TASK DIRECTIONS —
Please output every line of the material as it stands, without the pictures.

MATERIAL —
= = =
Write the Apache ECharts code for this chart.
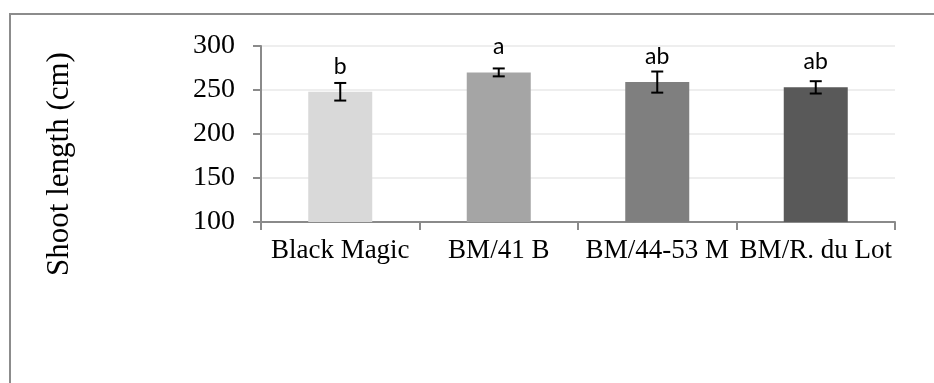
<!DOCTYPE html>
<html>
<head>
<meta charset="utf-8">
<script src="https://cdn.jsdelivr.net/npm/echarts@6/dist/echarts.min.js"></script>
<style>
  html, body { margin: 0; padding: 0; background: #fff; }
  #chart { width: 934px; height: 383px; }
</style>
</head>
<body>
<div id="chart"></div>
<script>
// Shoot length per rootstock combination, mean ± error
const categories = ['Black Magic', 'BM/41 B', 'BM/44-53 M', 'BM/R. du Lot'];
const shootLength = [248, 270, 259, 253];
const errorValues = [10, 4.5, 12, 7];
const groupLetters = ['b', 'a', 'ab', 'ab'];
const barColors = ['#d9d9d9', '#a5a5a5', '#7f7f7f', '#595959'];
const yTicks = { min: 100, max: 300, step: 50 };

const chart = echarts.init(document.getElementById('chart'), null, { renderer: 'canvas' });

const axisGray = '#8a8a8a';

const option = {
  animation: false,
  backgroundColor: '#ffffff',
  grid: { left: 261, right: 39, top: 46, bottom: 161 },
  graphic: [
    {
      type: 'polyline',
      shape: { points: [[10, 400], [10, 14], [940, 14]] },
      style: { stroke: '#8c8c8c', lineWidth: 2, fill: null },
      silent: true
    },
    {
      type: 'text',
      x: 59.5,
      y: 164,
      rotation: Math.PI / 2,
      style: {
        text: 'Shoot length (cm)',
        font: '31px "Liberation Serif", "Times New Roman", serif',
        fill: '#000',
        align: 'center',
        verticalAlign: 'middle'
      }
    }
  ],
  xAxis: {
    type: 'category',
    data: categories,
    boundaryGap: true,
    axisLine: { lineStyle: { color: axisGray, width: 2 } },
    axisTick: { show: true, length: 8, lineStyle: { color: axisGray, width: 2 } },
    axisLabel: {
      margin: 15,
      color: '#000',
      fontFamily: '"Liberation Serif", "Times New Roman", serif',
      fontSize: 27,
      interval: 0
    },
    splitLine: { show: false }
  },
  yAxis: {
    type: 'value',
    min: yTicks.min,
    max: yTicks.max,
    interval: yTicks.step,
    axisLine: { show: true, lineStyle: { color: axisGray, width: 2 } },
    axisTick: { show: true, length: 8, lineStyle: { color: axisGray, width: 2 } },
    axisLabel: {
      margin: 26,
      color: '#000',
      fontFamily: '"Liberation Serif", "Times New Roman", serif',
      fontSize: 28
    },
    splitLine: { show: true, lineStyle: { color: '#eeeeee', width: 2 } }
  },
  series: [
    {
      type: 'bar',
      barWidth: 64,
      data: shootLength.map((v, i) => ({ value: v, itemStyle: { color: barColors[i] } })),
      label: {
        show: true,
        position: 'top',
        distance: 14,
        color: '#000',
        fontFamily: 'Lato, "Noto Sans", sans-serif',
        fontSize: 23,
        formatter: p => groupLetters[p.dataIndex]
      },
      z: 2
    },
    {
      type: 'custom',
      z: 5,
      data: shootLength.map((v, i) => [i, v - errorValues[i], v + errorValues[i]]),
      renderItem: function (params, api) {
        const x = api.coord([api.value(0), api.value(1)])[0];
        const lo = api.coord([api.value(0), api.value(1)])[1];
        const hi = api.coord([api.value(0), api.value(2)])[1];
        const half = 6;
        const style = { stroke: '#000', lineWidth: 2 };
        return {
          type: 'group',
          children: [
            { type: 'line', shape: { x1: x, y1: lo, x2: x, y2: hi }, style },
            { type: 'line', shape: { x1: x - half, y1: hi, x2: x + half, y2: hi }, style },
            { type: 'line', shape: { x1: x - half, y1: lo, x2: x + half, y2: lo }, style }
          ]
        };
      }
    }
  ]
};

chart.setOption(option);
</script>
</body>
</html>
= = =
RIGHT ANSWER —
Write the Apache ECharts code for this chart.
<!DOCTYPE html>
<html>
<head>
<meta charset="utf-8">
<script src="https://cdn.jsdelivr.net/npm/echarts@6/dist/echarts.min.js"></script>
<style>
  html, body { margin: 0; padding: 0; background: #fff; }
  #chart { width: 934px; height: 383px; }
</style>
</head>
<body>
<div id="chart"></div>
<script>
// Shoot length per rootstock combination, mean ± error
const categories = ['Black Magic', 'BM/41 B', 'BM/44-53 M', 'BM/R. du Lot'];
const shootLength = [248, 270, 259, 253];
const errorValues = [10, 4.5, 12, 7];
const groupLetters = ['b', 'a', 'ab', 'ab'];
const barColors = ['#d9d9d9', '#a5a5a5', '#7f7f7f', '#595959'];
const yTicks = { min: 100, max: 300, step: 50 };

const chart = echarts.init(document.getElementById('chart'), null, { renderer: 'canvas' });

const axisGray = '#8a8a8a';

const option = {
  animation: false,
  backgroundColor: '#ffffff',
  grid: { left: 261, right: 39, top: 46, bottom: 161 },
  graphic: [
    {
      type: 'polyline',
      shape: { points: [[10, 400], [10, 14], [940, 14]] },
      style: { stroke: '#8c8c8c', lineWidth: 2, fill: null },
      silent: true
    },
    {
      type: 'text',
      x: 59.5,
      y: 164,
      rotation: Math.PI / 2,
      style: {
        text: 'Shoot length (cm)',
        font: '31px "Liberation Serif", "Times New Roman", serif',
        fill: '#000',
        align: 'center',
        verticalAlign: 'middle'
      }
    }
  ],
  xAxis: {
    type: 'category',
    data: categories,
    boundaryGap: true,
    axisLine: { lineStyle: { color: axisGray, width: 2 } },
    axisTick: { show: true, length: 8, lineStyle: { color: axisGray, width: 2 } },
    axisLabel: {
      margin: 15,
      color: '#000',
      fontFamily: '"Liberation Serif", "Times New Roman", serif',
      fontSize: 27,
      interval: 0
    },
    splitLine: { show: false }
  },
  yAxis: {
    type: 'value',
    min: yTicks.min,
    max: yTicks.max,
    interval: yTicks.step,
    axisLine: { show: true, lineStyle: { color: axisGray, width: 2 } },
    axisTick: { show: true, length: 8, lineStyle: { color: axisGray, width: 2 } },
    axisLabel: {
      margin: 26,
      color: '#000',
      fontFamily: '"Liberation Serif", "Times New Roman", serif',
      fontSize: 28
    },
    splitLine: { show: true, lineStyle: { color: '#eeeeee', width: 2 } }
  },
  series: [
    {
      type: 'bar',
      barWidth: 64,
      data: shootLength.map((v, i) => ({ value: v, itemStyle: { color: barColors[i] } })),
      label: {
        show: true,
        position: 'top',
        distance: 14,
        color: '#000',
        fontFamily: 'Lato, "Noto Sans", sans-serif',
        fontSize: 23,
        formatter: p => groupLetters[p.dataIndex]
      },
      z: 2
    },
    {
      type: 'custom',
      z: 5,
      data: shootLength.map((v, i) => [i, v - errorValues[i], v + errorValues[i]]),
      renderItem: function (params, api) {
        const x = api.coord([api.value(0), api.value(1)])[0];
        const lo = api.coord([api.value(0), api.value(1)])[1];
        const hi = api.coord([api.value(0), api.value(2)])[1];
        const half = 6;
        const style = { stroke: '#000', lineWidth: 2 };
        return {
          type: 'group',
          children: [
            { type: 'line', shape: { x1: x, y1: lo, x2: x, y2: hi }, style },
            { type: 'line', shape: { x1: x - half, y1: hi, x2: x + half, y2: hi }, style },
            { type: 'line', shape: { x1: x - half, y1: lo, x2: x + half, y2: lo }, style }
          ]
        };
      }
    }
  ]
};

chart.setOption(option);
</script>
</body>
</html>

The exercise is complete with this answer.